O túmulo, com efeito, “estava em um jardim” (Jo 19,41-42), traçando um paralelo com o Livro do Gênesis:
- na criação, Deus “plantou um jardim” (Gn 2,8); na Páscoa, nova criação, Jesus é confundido com o jardineiro por Maria;
- após o pecado, Deus chama o homem e a mulher (Gn 3,9-13); após a Ressurreição, Jesus chama a mulher pelo nome: “Maria!” (Jo 20,16).
O encontro de Madalena com o Ressuscitado: "Noli me tangere" (Correggio) |
Ainda seguindo o Evangelho
de João, a 4ª estrofe recorda a presença de Maria Madalena e da “Virgem das
Dores” (Dolénti Vírgine) aos pés do
“áspero lenho” (acérbo stípiti) da cruz.
Novamente aqui o paralelo com o Gênesis:
Eva peca junto à árvore do paraíso (Gn
3), enquanto Madalena e Maria permanecem fiéis junto à árvore da cruz.
Por fim, a 4ª estrofe conclui a anamnese do hino cantando o
papel fundamental de Maria Madalena como primeira testemunha e anunciadora do
Cristo Ressuscitado, “temas” fundamentais nas novas orações da Festa, incluindo
o novo Prefácio (“De apostolorum apostola”).
Segundo a tradução brasileira do hino, Maria Madalena é a “primeira testemunha
e enviada do Mestre da vida”.
b) Epiclese (súplica): Estrofe 5-6
As últimas estrofes do hino compõem uma dupla epiclese
(invocação ou súplica): a 5ª estrofe dirigida a Maria Madalena e a 6ª estrofe
ao próprio Cristo.
A 5ª estrofe começa invocando a intercessão da nossa santa
com algumas imagens poéticas: ela é a “flor graciosa de Magdala” (flos venúste Mágdalae) “ferida pelo amor
de Cristo” (Christi amóre sáucia).
Tais imagens remetem-nos tanto ao Cântico dos Cânticos quanto a diversos textos da mística cristã.

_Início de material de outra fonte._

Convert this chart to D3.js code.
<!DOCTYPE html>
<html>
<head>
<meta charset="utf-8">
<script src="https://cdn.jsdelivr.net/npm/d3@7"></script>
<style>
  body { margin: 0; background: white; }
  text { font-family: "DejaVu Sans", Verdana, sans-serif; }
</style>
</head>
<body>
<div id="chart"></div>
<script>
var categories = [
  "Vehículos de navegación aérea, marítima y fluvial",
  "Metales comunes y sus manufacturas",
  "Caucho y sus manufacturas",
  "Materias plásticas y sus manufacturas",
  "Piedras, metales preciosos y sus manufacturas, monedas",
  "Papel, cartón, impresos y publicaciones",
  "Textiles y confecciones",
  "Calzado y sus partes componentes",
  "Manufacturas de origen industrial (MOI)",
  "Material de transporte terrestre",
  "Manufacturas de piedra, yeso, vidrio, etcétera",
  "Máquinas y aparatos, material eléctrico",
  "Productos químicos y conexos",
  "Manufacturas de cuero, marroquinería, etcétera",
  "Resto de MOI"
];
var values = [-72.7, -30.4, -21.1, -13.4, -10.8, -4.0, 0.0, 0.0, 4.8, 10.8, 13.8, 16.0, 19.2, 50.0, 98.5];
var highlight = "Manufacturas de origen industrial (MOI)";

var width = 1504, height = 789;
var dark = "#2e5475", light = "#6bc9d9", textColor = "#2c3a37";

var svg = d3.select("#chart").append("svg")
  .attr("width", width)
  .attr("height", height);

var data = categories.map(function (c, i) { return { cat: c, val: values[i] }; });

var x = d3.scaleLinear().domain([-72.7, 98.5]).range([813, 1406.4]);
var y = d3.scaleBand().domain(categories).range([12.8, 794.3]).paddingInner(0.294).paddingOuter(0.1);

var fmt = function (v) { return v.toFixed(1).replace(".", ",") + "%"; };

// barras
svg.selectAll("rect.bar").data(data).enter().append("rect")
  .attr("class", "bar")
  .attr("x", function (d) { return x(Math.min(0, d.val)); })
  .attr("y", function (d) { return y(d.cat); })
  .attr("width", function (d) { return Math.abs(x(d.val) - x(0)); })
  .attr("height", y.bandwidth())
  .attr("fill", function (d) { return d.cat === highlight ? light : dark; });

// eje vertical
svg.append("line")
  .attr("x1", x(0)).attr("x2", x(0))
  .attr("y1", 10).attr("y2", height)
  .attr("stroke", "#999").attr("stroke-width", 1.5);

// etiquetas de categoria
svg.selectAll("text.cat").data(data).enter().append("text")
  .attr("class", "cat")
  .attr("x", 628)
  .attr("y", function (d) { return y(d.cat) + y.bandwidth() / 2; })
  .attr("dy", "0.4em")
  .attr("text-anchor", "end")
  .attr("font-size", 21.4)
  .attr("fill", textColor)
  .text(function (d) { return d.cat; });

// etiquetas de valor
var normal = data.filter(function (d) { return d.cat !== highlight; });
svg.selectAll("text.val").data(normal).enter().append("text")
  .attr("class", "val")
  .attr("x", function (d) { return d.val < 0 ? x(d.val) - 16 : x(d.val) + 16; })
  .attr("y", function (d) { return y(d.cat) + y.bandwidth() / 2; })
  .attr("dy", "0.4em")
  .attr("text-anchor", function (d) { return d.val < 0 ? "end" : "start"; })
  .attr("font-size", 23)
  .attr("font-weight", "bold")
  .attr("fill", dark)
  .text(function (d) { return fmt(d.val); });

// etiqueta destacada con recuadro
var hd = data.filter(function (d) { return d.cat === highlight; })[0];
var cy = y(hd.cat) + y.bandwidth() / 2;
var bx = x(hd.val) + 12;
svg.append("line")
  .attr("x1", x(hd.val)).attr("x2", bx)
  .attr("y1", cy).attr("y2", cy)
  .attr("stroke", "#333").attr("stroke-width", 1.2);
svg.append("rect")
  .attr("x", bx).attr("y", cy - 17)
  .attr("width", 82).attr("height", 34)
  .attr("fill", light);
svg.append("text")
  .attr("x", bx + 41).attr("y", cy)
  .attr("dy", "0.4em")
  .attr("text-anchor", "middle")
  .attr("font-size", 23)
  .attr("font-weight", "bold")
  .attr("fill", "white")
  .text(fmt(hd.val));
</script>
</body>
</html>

Basta citar, a guisa de exemplo, o Cântico
Espiritual de São João da Cruz (†1591), ou seu poema “Chama de amor viva”: “¡Oh
llama de amor viva que tiernamente hieres de mi alma en el más profundo centro!
(...)”.
O texto do hino retoma também as Homilias sobre os Evangelhos de São Gregório Magno (†604): em um
trecho da Homilia n. 25, lida no Ofício das Leituras da Festa, Gregório atesta que Maria Madalena era “abrasada
no fogo do divino amor”. Assim, em nosso hino pedimos que, por sua intercessão,
arda em nossos corações a chama desta mesma caridade (Tu caritátis ígnibus fac nostra corda férveant).
Por fim, a 6ª estrofe conclui a composição com uma súplica a
Cristo, igualmente evocando o exemplo de Maria. Como na oração após a Comunhão
da Missa da Festa, pedimos aqui, com efeito, que o Senhor nos conceda
imitar/perseguir o amor de tão grande serva, para com ela cantarmos um dia Sua
glória no céu.
Santa Maria Madalena em glória (Église de la Madeleine, Paris) |
[Atualização: Para acessar a postagem dedicada ao hino das Vésperas, clique aqui]
Notas:
[1] cf. BUGNINI,
Annibale. A reforma litúrgica: 1948-1975.
São Paulo: Paulinas; Paulus; Loyola, 2018, pp. 461-463.
AROCENA, Félix. Los
himnos de la Liturgia de las Horas. Madrid: Ediciones Palabra, 1992.
[2] Fonte: CATTOLICI ROMANI: Thesaurus Liturgiae: Inni della
«Liturgia Horarum» - 2. Proprium de Sanctis & Communia. Acesso em 19 de julho de 2022.
[3] OFÍCIO DIVINO. Liturgia
das Horas segundo o Rito Romano. Tradução para o Brasil da segunda edição
típica. São Paulo: Paulus, 1999, v. III, p. 1437.
[4] cf. BREVIARIUM
ROMANUM. Ex Decreto Sacrosancti Concilii
Tridentini Restitutum. Pars aestiva.
Tournai: Desclée, 1942, pp. 790-791.
The Hymns of the
Breviary and Missal: Summi Parentis Unice. in: Catholic Cornucopia. Acesso em 19 de julho de 2022.